The ethics office is independent and nonpartisan, and its job is to prevent conflicts of interest within the executive branch. Federal law requires Cabinet nominees and lower-level officials to take whatever steps necessary to ensure there’s no overlap between their public duties and private investments. But those laws don’t apply to the president and vice president, and emails show that Trump’s team virtually ignored the ethics office in the aftermath of the election while Shaub grew more concerned and frustrated.

So Shaub tried to reach the president-elect another way — on Twitter, in a frenetic string of tweets congratulating Trump for divesting from his businesses (a promise he hadn’t actually made). “I was trying to use the vernacular of the president-elect’s favorite social media platform to encourage him,” Shaub explained on Wednesday.
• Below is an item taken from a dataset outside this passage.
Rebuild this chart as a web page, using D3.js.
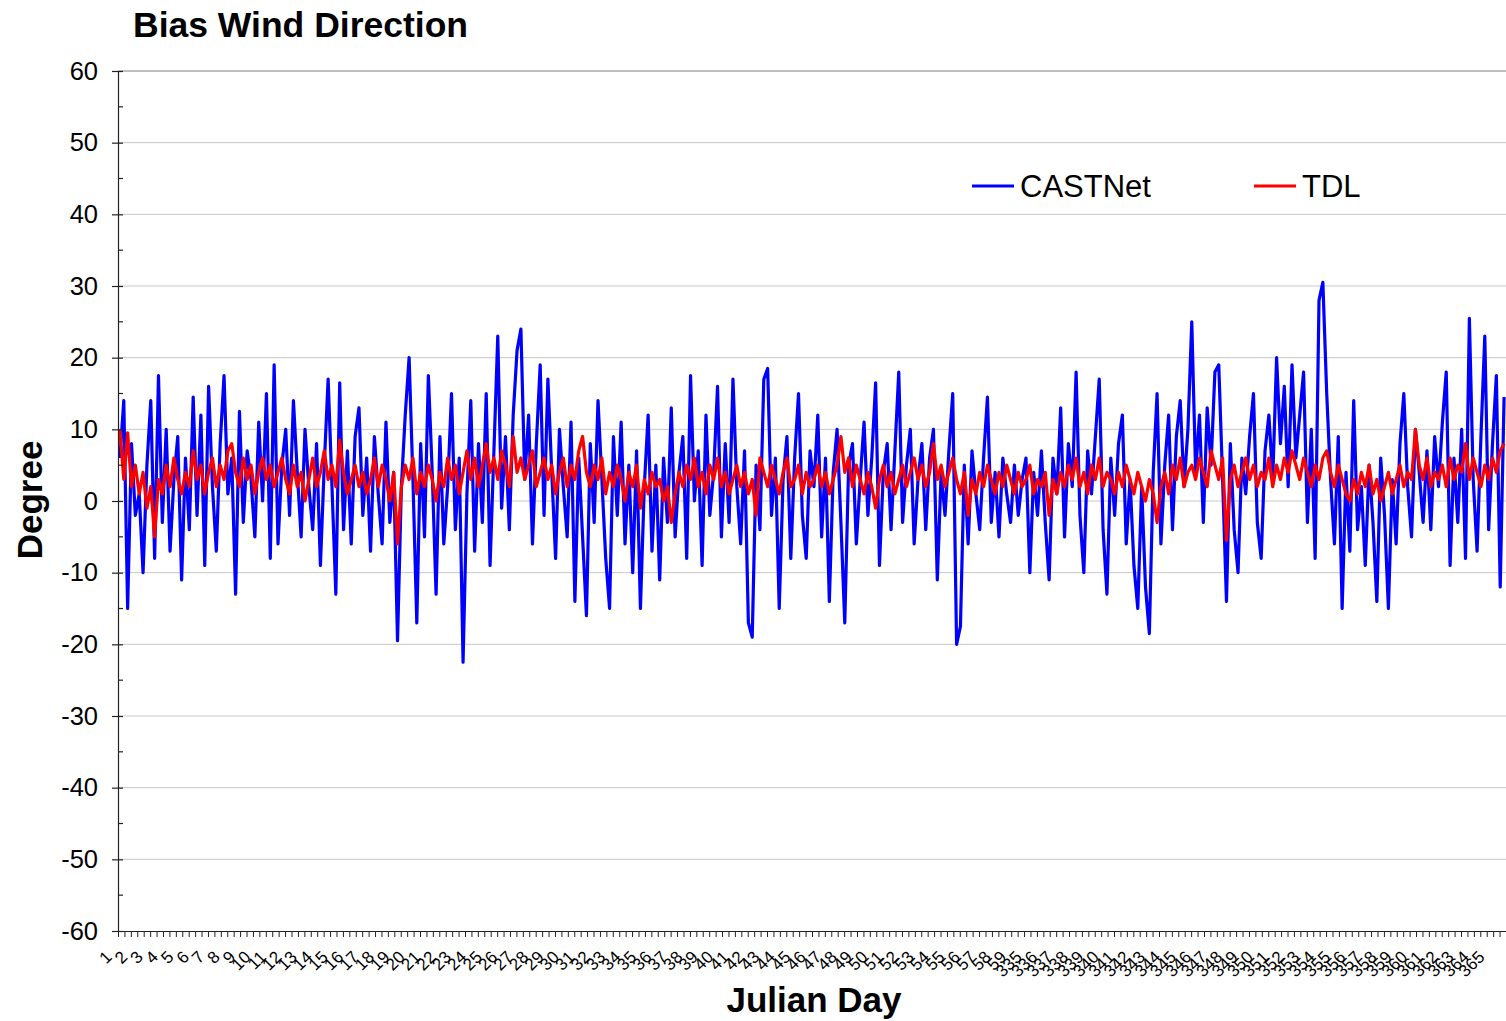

Chaffetz wrote that the tweets, as well as the ethics office’s decision to weigh in in favor of Clinton in the speaking fees controversy, suggest the office is overstepping. (He didn’t mention the speech on Wednesday.)

The letter is the second time in two weeks that House Republicans have been skeptical of an independent watchdog’s ability to speak directly to the public. They made a foiled attempt on the first day of Congress to defang the Office of Congressional Ethics, which investigates unethical behavior in Congress. One of the provisions would have banned the office from employing a spokesperson.

Instead of investigating Trump, Congress is threatening its critics

Chaffetz’s letter included a line that concealed a veiled threat in legislative jargon: “OGE’s statutory authorization lapsed at the end of fiscal year 2007 and the Committee has jurisdiction in the House of Representatives for reauthorizing the office.”

In plain English: That’s a nice ethics office you’ve got there; would be a shame if something happened to it.

The law giving the ethics office its power technically expired in 2007, but it stays in effect until Congress decides to change it. Chaffetz, who promised to continue the committee’s “examination” of the ethics office, is reminding Shaub that its fate rests in his hands.

Meanwhile, Chaffetz, whose committee has the power to investigate anything it chooses, has promised only to take a “wait and see” approach to Trump’s conflicts of interest.

That sends a strong signal that what the House of Representatives’ most powerful investigator is interested in isn’t the president-elect’s potential for corruption. It’s the actions of the people who are trying to oppose him.